__TASK OBJECTIVE__. Copy exactly the lines that run from the top of the listing to the line containing "const height = 619;", both ends included, and omit the pictures.

— begin —

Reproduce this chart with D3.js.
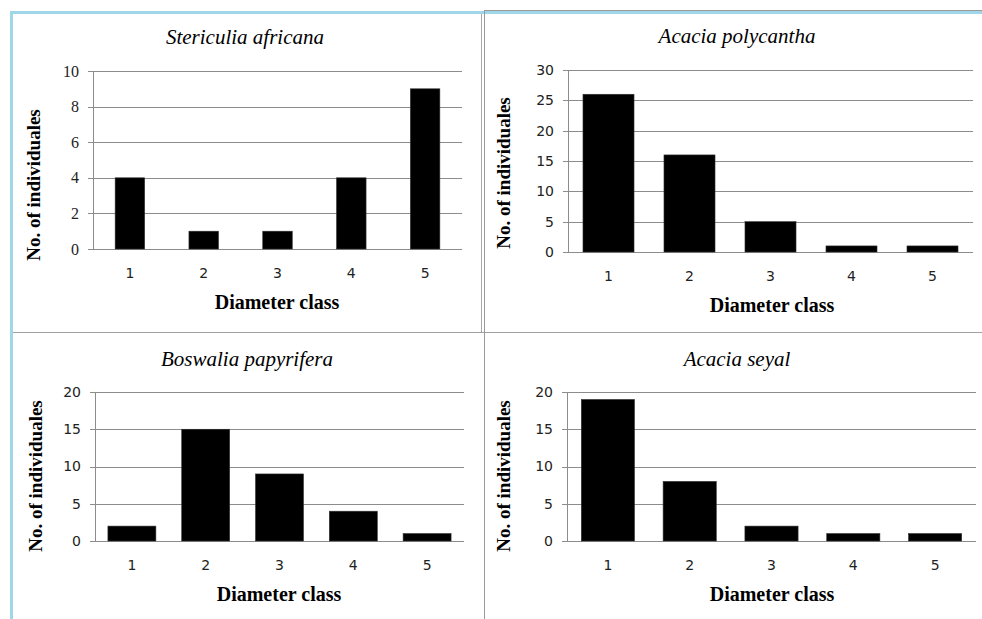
<!DOCTYPE html>
<html>
<head>
<meta charset="utf-8">
<script src="https://cdn.jsdelivr.net/npm/d3@7"></script>
<style>
  body { margin: 0; background: #fff; }
  svg { display: block; }
</style>
</head>
<body>
<div id="chart"></div>
<script>
const width = 982;
const height = 619;

// ---- data ----
const classes = ["1", "2", "3", "4", "5"];
const titles = ["Stericulia africana", "Acacia polycantha", "Boswalia papyrifera", "Acacia seyal"];
const sterculia = [4, 1, 1, 4, 9];
const polycantha = [26, 16, 5, 1, 1];
const boswalia = [2, 15, 9, 4, 1];
const seyal = [19, 8, 2, 1, 1];
const yMaxes = [10, 30, 20, 20];
const yTicks = [[0, 2, 4, 6, 8, 10], [0, 5, 10, 15, 20, 25, 30], [0, 5, 10, 15, 20], [0, 5, 10, 15, 20]];
const xTitle = "Diameter class";
const yTitle = "No. of individuales";

const series = [sterculia, polycantha, boswalia, seyal];

// layout of each panel (plot box in page pixels)
const panels = [
  {x0: 93, x1: 462, y0: 71, y1: 249, pad: 0.6, tickFont: "'Liberation Serif', serif", tickSize: 16, cx: 245, ty: 37, ax: 277, yt: 33, yc: 185},
  {x0: 568, x1: 973, y0: 70, y1: 252, pad: 0.37, tickFont: "'DejaVu Sans', sans-serif", tickSize: 14, cx: 737, ty: 36, ax: 772, yt: 503, yc: 173},
  {x0: 95, x1: 464, y0: 392, y1: 541, pad: 0.35, tickFont: "'DejaVu Sans', sans-serif", tickSize: 14, cx: 247, ty: 359, ax: 279, yt: 35, yc: 476},
  {x0: 567, x1: 976, y0: 392, y1: 541, pad: 0.35, tickFont: "'DejaVu Sans', sans-serif", tickSize: 14, cx: 737, ty: 359, ax: 772, yt: 503, yc: 476}
];

const svg = d3.select("#chart")
  .append("svg")
    .attr("width", width)
    .attr("height", height);

/* ---------------- frame lines ---------------- */
const frame = svg.append("g");
// gray top line on right half
frame.append("line").attr("x1", 484).attr("x2", 982).attr("y1", 10.5).attr("y2", 10.5)
  .attr("stroke", "#9a9a9a").attr("stroke-width", 1);
// blue top + left
frame.append("line").attr("x1", 10).attr("x2", 982).attr("y1", 12.5).attr("y2", 12.5)
  .attr("stroke", "#9fd6e8").attr("stroke-width", 3);
frame.append("line").attr("x1", 11.5).attr("x2", 11.5).attr("y1", 11).attr("y2", 619)
  .attr("stroke", "#9fd6e8").attr("stroke-width", 3);
// gray dividers
frame.append("line").attr("x1", 481.5).attr("x2", 481.5).attr("y1", 14).attr("y2", 332)
  .attr("stroke", "#a8a8a8").attr("stroke-width", 1);
frame.append("line").attr("x1", 484.5).attr("x2", 484.5).attr("y1", 11).attr("y2", 619)
  .attr("stroke", "#9a9a9a").attr("stroke-width", 1);
frame.append("line").attr("x1", 13).attr("x2", 982).attr("y1", 332.5).attr("y2", 332.5)
  .attr("stroke", "#a0a0a0").attr("stroke-width", 1);

/* ---------------- panels ---------------- */
panels.forEach(function(p, i) {
  const g = svg.append("g");
  const x = d3.scaleBand().domain(classes).range([p.x0, p.x1]).paddingInner(p.pad).paddingOuter(p.pad / 2);
  const y = d3.scaleLinear().domain([0, yMaxes[i]]).range([p.y1, p.y0]);

  // gridlines
  g.selectAll(".grid")
    .data(yTicks[i])
    .join("line")
      .attr("class", "grid")
      .attr("x1", p.x0 - 5)
      .attr("x2", p.x1)
      .attr("y1", d => Math.round(y(d)) + 0.5)
      .attr("y2", d => Math.round(y(d)) + 0.5)
      .attr("stroke", "#8c8c8c")
      .attr("stroke-width", 1);

  // y axis line
  g.append("line")
    .attr("x1", p.x0 + 0.5).attr("x2", p.x0 + 0.5)
    .attr("y1", p.y0).attr("y2", p.y1)
    .attr("stroke", "#8c8c8c");

  // y tick labels
  g.selectAll(".ytick")
    .data(yTicks[i])
    .join("text")
      .attr("class", "ytick")
      .attr("x", p.x0 - 14)
      .attr("y", d => y(d))
      .attr("dy", "0.35em")
      .attr("text-anchor", "end")
      .style("font-family", p.tickFont)
      .style("font-size", p.tickSize + "px")
      .attr("fill", "#222")
      .text(d => d);

  // bars
  g.selectAll(".bar")
    .data(series[i])
    .join("rect")
      .attr("class", "bar")
      .attr("x", (d, j) => x(classes[j]))
      .attr("width", x.bandwidth())
      .attr("y", d => y(d))
      .attr("height", d => y(0) - y(d))
      .attr("fill", "#000")
      .attr("stroke", "#333")
      .attr("stroke-width", 0.6);

  // x tick labels
  g.selectAll(".xtick")
    .data(classes)
    .join("text")
      .attr("class", "xtick")
      .attr("x", d => x(d) + x.bandwidth() / 2)
      .attr("y", p.y1 + 24)
      .attr("dy", "0.35em")
      .attr("text-anchor", "middle")
      .style("font-family", "'DejaVu Sans', sans-serif")
      .style("font-size", "14px")
      .attr("fill", "#222")
      .text(d => d);

  // chart title
  g.append("text")
    .attr("x", p.cx)
    .attr("y", p.ty)
    .attr("dy", "0.35em")
    .attr("text-anchor", "middle")
    .style("font-family", "'Liberation Serif', serif")
    .style("font-style", "italic")
    .style("font-size", "21px")
    .text(titles[i]);

  // x axis title
  g.append("text")
    .attr("x", p.ax)
    .attr("y", p.y1 + 53)
    .attr("dy", "0.35em")
    .attr("text-anchor", "middle")
    .style("font-family", "'Liberation Serif', serif")
    .style("font-weight", "bold")
    .style("font-size", "20px")
    .text(xTitle);

  // y axis title
  g.append("text")
    .attr("transform", `translate(${p.yt},${p.yc}) rotate(-90)`)
    .attr("dy", "0.35em")
    .attr("text-anchor", "middle")
    .style("font-family", "'Liberation Serif', serif")
    .style("font-weight", "bold")
    .style("font-size", "19px")
    .text(yTitle);
});
</script>
</body>
</html>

— end —

__COMPLETE RESPONSE__.
Reproduce this chart with D3.js.
<!DOCTYPE html>
<html>
<head>
<meta charset="utf-8">
<script src="https://cdn.jsdelivr.net/npm/d3@7"></script>
<style>
  body { margin: 0; background: #fff; }
  svg { display: block; }
</style>
</head>
<body>
<div id="chart"></div>
<script>
const width = 982;
const height = 619;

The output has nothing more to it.